From the very first line of the data to the line containing "const data = categories.map((c, i)", retype everything exactly, leaving the pictures behind.

#### MATERIAL PROVIDED ####

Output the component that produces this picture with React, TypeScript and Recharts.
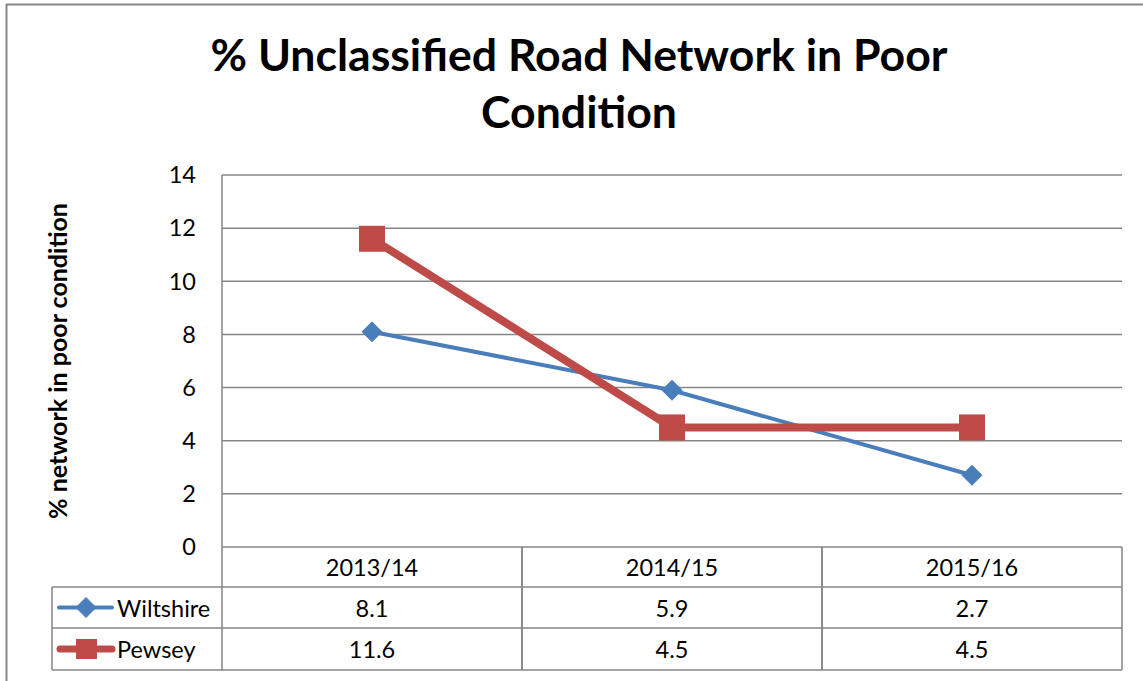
import React from "react";
import { LineChart, Line, XAxis, YAxis, CartesianGrid } from "recharts";

const categories = ["2013/14", "2014/15", "2015/16"];
const wiltshire = [8.1, 5.9, 2.7];
const pewsey = [11.6, 4.5, 4.5];
const yTicks = [0, 2, 4, 6, 8, 10, 12, 14];
const seriesNames = ["Wiltshire", "Pewsey"];
const titleLines = ["% Unclassified Road Network in Poor", "Condition"];
const yLabel = "% network in poor condition";

const data = categories.map((c, i) => ({ cat: c, wiltshire: wiltshire[i], pewsey: pewsey[i] }));

const W = 1143;
const H = 681;
const PLOT_L = 222;
const PLOT_R = 1122;
const PLOT_T = 175;
const PLOT_B = 547;
const COL_W = (PLOT_R - PLOT_L) / categories.length;
const ROW1 = 587;
const ROW2 = 628;
const ROW3 = 670;
const LEG_L = 52;
const FONT = "Lato, 'Open Sans', sans-serif";
const GRID = "#868686";
const BLUE = "#4A7EBB";
const RED = "#BE4B48";
const FS = 23.5;

const Diamond = (props: any) => {
  const { cx, cy } = props;
  if (cx == null || cy == null) return null;
  const r = 10;
  return (
    <polygon
      points={`${cx},${cy - r} ${cx + r},${cy} ${cx},${cy + r} ${cx - r},${cy}`}
      fill={BLUE}
      stroke={BLUE}
      strokeWidth={1}
    />
  );
};

const Square = (props: any) => {
  const { cx, cy } = props;
  if (cx == null || cy == null) return null;
  const s = 26;
  return <rect x={cx - s / 2} y={cy - s / 2} width={s} height={s} fill={RED} />;
};

const TableTick = (props: any) => {
  const { x, payload, index } = props;
  const i = payload?.index ?? index ?? 0;
  const left = x - COL_W / 2;
  const right = x + COL_W / 2;
  return (
    <g>
      <line x1={left} y1={PLOT_B} x2={left} y2={ROW3} stroke={GRID} strokeWidth={1.5} />
      <line x1={right} y1={PLOT_B} x2={right} y2={ROW3} stroke={GRID} strokeWidth={1.5} />
      <line x1={left} y1={ROW1} x2={right} y2={ROW1} stroke={GRID} strokeWidth={1.5} />
      <line x1={left} y1={ROW2} x2={right} y2={ROW2} stroke={GRID} strokeWidth={1.5} />
      <line x1={left} y1={ROW3} x2={right} y2={ROW3} stroke={GRID} strokeWidth={1.5} />
      <text x={x} y={(PLOT_B + ROW1) / 2} textAnchor="middle" dominantBaseline="central" fontSize={FS} fontFamily={FONT} fill="#000">
        {payload.value}
      </text>
      <text x={x} y={(ROW1 + ROW2) / 2} textAnchor="middle" dominantBaseline="central" fontSize={FS} fontFamily={FONT} fill="#000">
        {wiltshire[i]}
      </text>
      <text x={x} y={(ROW2 + ROW3) / 2} textAnchor="middle" dominantBaseline="central" fontSize={FS} fontFamily={FONT} fill="#000">
        {pewsey[i]}
      </text>
      {i === 0 && (
        <g>
          <line x1={LEG_L} y1={ROW1} x2={left} y2={ROW1} stroke={GRID} strokeWidth={1.5} />
          <line x1={LEG_L} y1={ROW2} x2={left} y2={ROW2} stroke={GRID} strokeWidth={1.5} />
          <line x1={LEG_L} y1={ROW3} x2={left} y2={ROW3} stroke={GRID} strokeWidth={1.5} />
          <line x1={LEG_L} y1={ROW1} x2={LEG_L} y2={ROW3} stroke={GRID} strokeWidth={1.5} />
          <line x1={59} y1={(ROW1 + ROW2) / 2} x2={112} y2={(ROW1 + ROW2) / 2} stroke={BLUE} strokeWidth={4} strokeLinecap="round" />
          <Diamond cx={86} cy={(ROW1 + ROW2) / 2} />
          <text x={117} y={(ROW1 + ROW2) / 2} dominantBaseline="central" fontSize={FS} fontFamily={FONT} fill="#000">
            {seriesNames[0]}
          </text>
          <line x1={60} y1={(ROW2 + ROW3) / 2} x2={112} y2={(ROW2 + ROW3) / 2} stroke={RED} strokeWidth={7} strokeLinecap="round" />
          <rect x={76} y={(ROW2 + ROW3) / 2 - 10} width={21} height={20} fill={RED} />
          <text x={117} y={(ROW2 + ROW3) / 2} dominantBaseline="central" fontSize={FS} fontFamily={FONT} fill="#000">
            {seriesNames[1]}
          </text>
        </g>
      )}
    </g>
  );
};

export default function App() {
  return (
    <div style={{ position: "absolute", left: 0, top: 0, width: W, height: H, background: "#fff" }}>
      <LineChart
        width={W}
        height={H}
        data={data}
        margin={{ top: PLOT_T, right: W - PLOT_R, bottom: 0, left: PLOT_L - 60 }}
      >
        <CartesianGrid horizontal vertical={false} stroke={GRID} strokeWidth={1.5} />
        <XAxis
          dataKey="cat"
          type="category"
          height={H - PLOT_B}
          padding={{ left: COL_W / 2, right: COL_W / 2 }}
          axisLine={false}
          tickLine={false}
          interval={0}
          tick={<TableTick />}
        />
        <YAxis
          width={60}
          domain={[0, 14]}
          ticks={yTicks}
          interval={0}
          axisLine={{ stroke: GRID, strokeWidth: 1.5 }}
          tickLine={false}
          tickSize={0}
          tickMargin={26}
          tick={{ fontSize: FS, fontFamily: FONT, fill: "#000" }}
        />
        <Line
          dataKey="wiltshire"
          stroke={BLUE}
          strokeWidth={4}
          dot={<Diamond />}
          activeDot={false}
          isAnimationActive={false}
        />
        <Line
          dataKey="pewsey"
          stroke={RED}
          strokeWidth={8}
          dot={<Square />}
          activeDot={false}
          isAnimationActive={false}
        />
      </LineChart>
      <svg
        width={W}
        height={H}
        style={{ position: "absolute", left: 0, top: 0, pointerEvents: "none" }}
      >
        <line x1={6} y1={4.5} x2={W} y2={4.5} stroke={GRID} strokeWidth={2} />
        <line x1={6.5} y1={4} x2={6.5} y2={H} stroke={GRID} strokeWidth={2} />
        <text x={579} y={71} textAnchor="middle" fontSize={44.6} fontWeight="bold" fontFamily={FONT} fill="#000">
          {titleLines[0]}
        </text>
        <text x={579} y={128} textAnchor="middle" fontSize={44.6} fontWeight="bold" fontFamily={FONT} fill="#000">
          {titleLines[1]}
        </text>
        <text
          x={0}
          y={0}
          transform={`translate(67, 361) rotate(-90)`}
          textAnchor="middle"
          fontSize={25}
          fontWeight="bold"
          fontFamily={FONT}
          fill="#000"
        >
          {yLabel}
        </text>
      </svg>
    </div>
  );
}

####

RESPONSE TO THE EXERCISE:
Output the component that produces this picture with React, TypeScript and Recharts.
import React from "react";
import { LineChart, Line, XAxis, YAxis, CartesianGrid } from "recharts";

const categories = ["2013/14", "2014/15", "2015/16"];
const wiltshire = [8.1, 5.9, 2.7];
const pewsey = [11.6, 4.5, 4.5];
const yTicks = [0, 2, 4, 6, 8, 10, 12, 14];
const seriesNames = ["Wiltshire", "Pewsey"];
const titleLines = ["% Unclassified Road Network in Poor", "Condition"];
const yLabel = "% network in poor condition";

const data = categories.map((c, i) => ({ cat: c, wiltshire: wiltshire[i], pewsey: pewsey[i] }));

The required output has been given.